The Bush administration viewed Primakov’s diplomacy at the time as a transparent effort to help the regime of Saddam Hussein preserve its military might and hold on to power.

But this time the situation is different. Neither the Clinton administration nor its allies in Western Europe and the Middle East are eager to use force. The goal is not to evict an occupying Iraqi army from Kuwait but to persuade Baghdad to allow U.N. weapons inspectors to work unfettered.

Nor does Iraq seem determined to fight. Unlike in the Persian Gulf war, its goal is not to annex a neighboring state but to bring a quick end to U.N. weapon inspections, create divisions between the United States and its allies and force the termination of economic sanctions.

American officials remain suspicious of Russian intentions, but this time they appear willing to let Moscow play the role of mediator if it can deliver Iraqi concessions.

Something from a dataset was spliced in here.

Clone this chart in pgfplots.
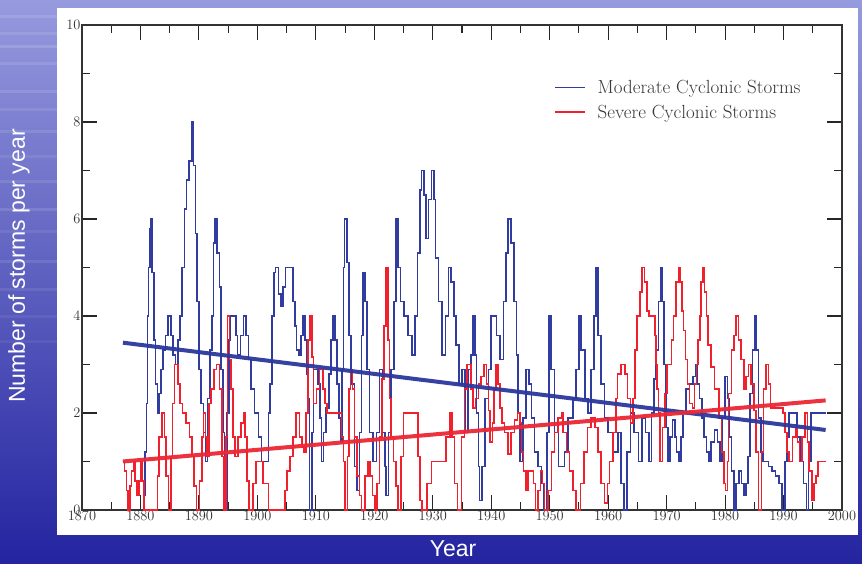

Primakov said he wants to meet in Geneva on Wednesday with Albright, British Foreign Secretary Robin Cook and French Foreign Minister Hubert Verdrine to go over the details.

Albright dropped plans for a side trip in India but has no immediate plans to fly to Geneva, a spokesman said.

Not only would the logistics be difficult, but American officials also seem wary of putting themselves in a position where they would be pressured to go along with a plan that remains somewhat vague.

By all accounts, the details of the Russian-Iraqi plan are critical.

A senior administration official said that the proposal appeared not to be in final form yet. He said that it was possible that Russia was attempting a last-minute intervention that could interfere with American policy. “Is there a possibility of that? Absolutely. But I’m not too concerned about it, because the answer will just be no,” the official said.